Daily Yakult intake reduces incidence of common colds, study says

Results of a recent trial have demonstrated a clear health benefit for athletes drinking the commercially available fermented milk drink Yakult.

Results of a recent trial by Professor Michael Gleeson of Loughborough University, the UK, have demonstrated a clear health benefit for athletes drinking the commercially available fermented milk drink Yakult, which contains the unique probiotic strain LcS. The athletes were staff and students at the university who were involved in regular intensive sports training, such as cycling, triathlon, middle-long distance running or swimming.

The results confirmed that daily consumption of Yakult was effective in reducing the incidence of common colds (i.e. upper respiratory tract infections, or URTIs) in the athletes. In earlier research, it has been demonstrated that as a group, athletes are susceptible to infections due to a depression of their immune system.

The study was fully described and published online in the scientific peer-reviewed publication International Journal of Sport Nutrition & Exercise Metabolism.
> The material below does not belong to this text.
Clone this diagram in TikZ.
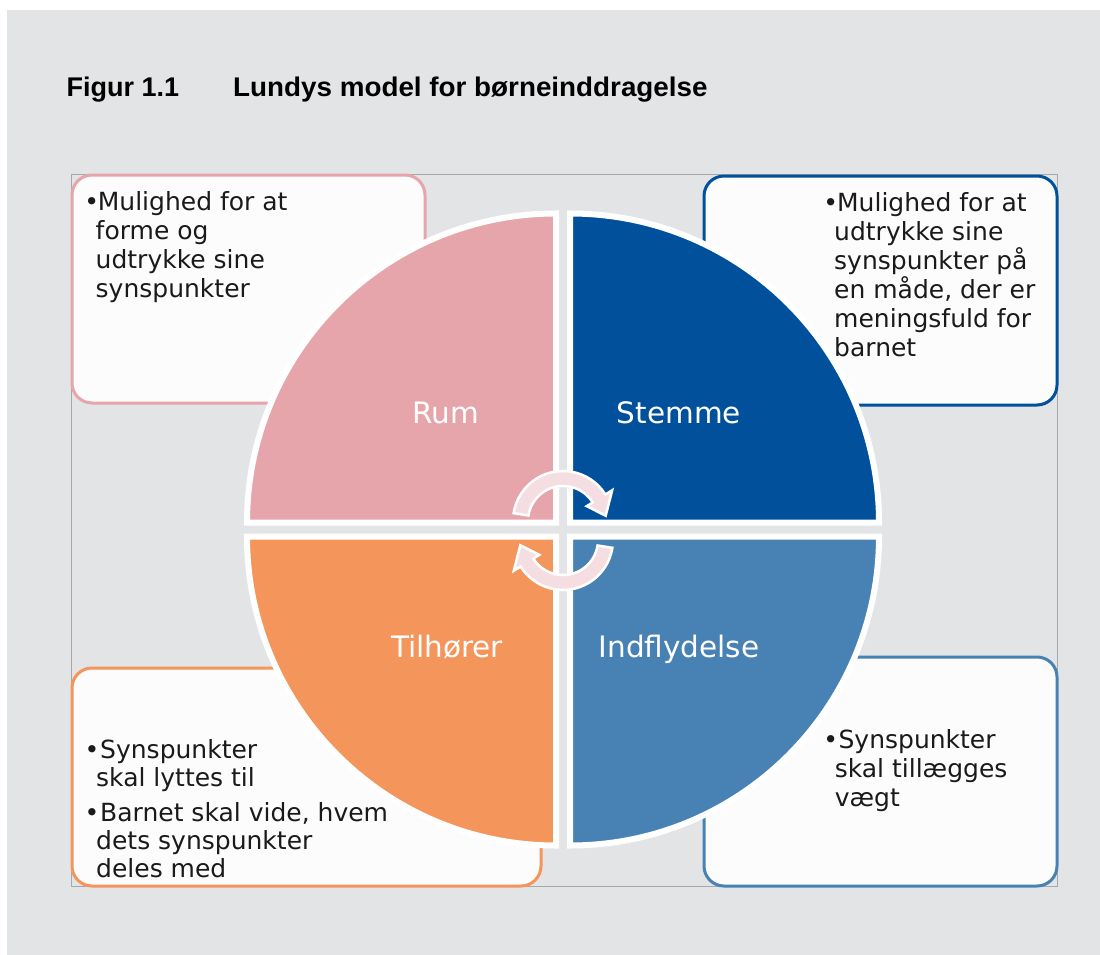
\documentclass[tikz,border=0pt]{standalone}
\usepackage{fontspec}
\setmainfont{DejaVu Sans}
\newfontfamily\titlefont{Liberation Sans}
\newfontfamily\titlewide[FakeStretch=1.03]{Liberation Sans}
\definecolor{bggray}{HTML}{E3E4E6}
\definecolor{framegray}{HTML}{A8A8A8}
\definecolor{pinkc}{HTML}{E6A5AB}
\definecolor{bluec}{HTML}{00509C}
\definecolor{orangec}{HTML}{F4955C}
\definecolor{steelc}{HTML}{4882B4}
\definecolor{arrowc}{HTML}{F5DEE1}
\definecolor{boxfill}{HTML}{FCFCFC}
\definecolor{txt}{HTML}{1A1A1A}
\tikzset{
  infobox/.style={fill=boxfill, line width=3pt, rounded corners=20pt},
  quad/.style={draw=white, line width=6pt, line join=miter},
  circarrow/.style={fill=arrowc, draw=white, line width=2.5pt, line join=miter},
  qlabel/.style={text=white, font=\fontsize{29.5}{33}\selectfont, inner sep=0pt, anchor=base},
  btext/.style={text=txt, font=\fontsize{25}{29}\selectfont, inner sep=0pt, align=left, anchor=north west},
  btextb/.style={btext, font=\fontsize{25}{28}\selectfont},
  ttl/.style={text=black, font=\titlefont\bfseries\fontsize{27}{30}\selectfont, inner sep=0pt, anchor=base west},
  ttlw/.style={ttl, font=\titlewide\bfseries\fontsize{27}{30}\selectfont}
}
\begin{document}
\begin{tikzpicture}[x=1pt,y=-1pt]
\useasboundingbox (0,0) rectangle (1100,955);
\fill[white] (0,0) rectangle (1100,955);
\fill[bggray] (7,10) rectangle (1100,955);
% inner frame
\draw[framegray, line width=1pt, fill=bggray] (71.5,174.5) rectangle (1057,886);
% title
\node[ttl] (fig) at (66.5,97) {Figur 1.1};
\node[ttlw] (title) at (233,97) {Lundys model for børneinddragelse};
% info boxes
\draw[infobox, draw=pinkc] (72,175) rectangle (425,403);
\draw[infobox, draw=bluec] (704,176) rectangle (1057,405);
\draw[infobox, draw=orangec] (72,668) rectangle (541,886);
\draw[infobox, draw=steelc] (704,657) rectangle (1057,886);
% quadrants
\filldraw[quad, fill=pinkc] (556,522.5) -- ++(-309,0) arc[start angle=180, end angle=270, radius=309] -- cycle;
\filldraw[quad, fill=bluec] (570,522.5) -- ++(0,-309) arc[start angle=270, end angle=360, radius=309] -- cycle;
\filldraw[quad, fill=orangec] (556,536.5) -- ++(0,309) arc[start angle=90, end angle=180, radius=309] -- cycle;
\filldraw[quad, fill=steelc] (570,536.5) -- ++(309,0) arc[start angle=0, end angle=90, radius=309] -- cycle;
% circular arrows
\begin{scope}[shift={(563,521)}]
\filldraw[circarrow] (189:50) arc[start angle=189, end angle=328, radius=50] -- (328:58) -- (353:43) -- (328:28) -- (328:35) arc[start angle=328, end angle=189, radius=35] -- cycle;
\end{scope}
\begin{scope}[shift={(563,540)}]
\filldraw[circarrow] (9:50) arc[start angle=9, end angle=148, radius=50] -- (148:58) -- (173:43) -- (148:28) -- (148:35) arc[start angle=148, end angle=9, radius=35] -- cycle;
\end{scope}
% quadrant labels
\node[qlabel] (rum) at (446,423) {Rum};
\node[qlabel] (stemme) at (679,423) {Stemme};
\node[qlabel] (tilhorer) at (447,657) {Tilhører};
\node[qlabel] (indfl) at (679,657) {Indflydelse};
% box texts
\node[btext] (tltext) at (95.5,191) {\leavevmode\llap{•\hspace{-3.4pt}}\hspace{2.1pt}Mulighed for at\\forme og\\udtrykke sine\\synspunkter};
\node[btext] (trtext) at (834,192.7) {\leavevmode\llap{•\hspace{-3.9pt}}\hspace{2.9pt}Mulighed for at\\udtrykke sine\\synspunkter på\\en måde, der er\\meningsfuld for\\barnet};
\node[btextb] (bltexta) at (96,739.3) {\leavevmode\llap{•\hspace{-3.1pt}}\hspace{4pt}Synspunkter\\skal lyttes til};
\node[btextb] (bltextb) at (96,802) {\leavevmode\llap{•\hspace{-3.1pt}}\hspace{4pt}Barnet skal vide, hvem\\dets synspunkter\\deles med};
\node[btext] (brtext) at (834.6,729) {\leavevmode\llap{•\hspace{-3.3pt}}\hspace{3.8pt}Synspunkter\\skal tillægges\\vægt};
\end{tikzpicture}
\end{document}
The double-blind trial was conducted in 84 endurance athletes. Subjects were divided into 2 groups: 42 received Yakult (6.5 x 10 (9) = raising 10 to the 9th power = live cells of the probiotic strain LcS in each bottle) and 42 received a placebo. After the subjects consumed the given drink twice daily for 16 weeks, the drinking effect on the incidence of URTIs and immune parameters was examined.

The summary of the results is as follows:

1. Incidence of URTI (generally known as common cold)

The proportion of subjects from the Yakult group who experienced one or more weeks with URTI symptoms was 66%, which was significantly lower than that from the placebo group (90%).

2. Effect on immune parameters

Saliva IgA concentration (1), which can be lowered by prolonged hard sports, was higher in the Yakult group than in the placebo group.

3. Discussion

Based on these findings, the researchers conclude that daily consumption of fermented milk drink containing LcS lowers the incidence of URTIs in athletes who are engaged in prolonged hard sports. The amount of sIgA antibodies was kept in an optimal condition, which can be considered as one of the factors for the effect.

*The placebo drink did not contain LcS. The taste and color of both the placebo drink and Yakult were similar. By comparing the effects of intake of each drink, the efficacy of Yakult can be scientifically measured.

(1) sIgA is an antibody contained in saliva and airway mucus, and plays a critical role to prevent virus infection.

Comment from Prof. Michael Gleeson of Loughborough University

Prof. Michael Gleeson (of Exercise Biochemistry in the School of Sport, Exercise and Health Sciences), who led the study at Loughborough University, commented: "There is relatively little evidence for the effectiveness of so-called dietary immunostimulants in the athletic population but this study suggests that a probiotic product may help to reduce the risk of infection. Athletes hate the thought of picking up colds as even minor ailments can impair their training and performance or even stop them from competing."

Comment from Dr. Haruji Sawada, Ph.D., director of the Yakult Central Institute for Microbiological Research (YCIMR)

Yakult Honsha Co., Ltd. participated in this study as sponsor by providing funding and test samples.

Dr. Haruji Sawada of the YCIMR commented: "It is a valuable result that the daily consumption of our product, Yakult, is proven to contribute to the maintenance of a good state of the upper respiratory tract in healthy sports persons. This study has resulted in important data that are further evidence of immune benefits associated with drinking Yakult."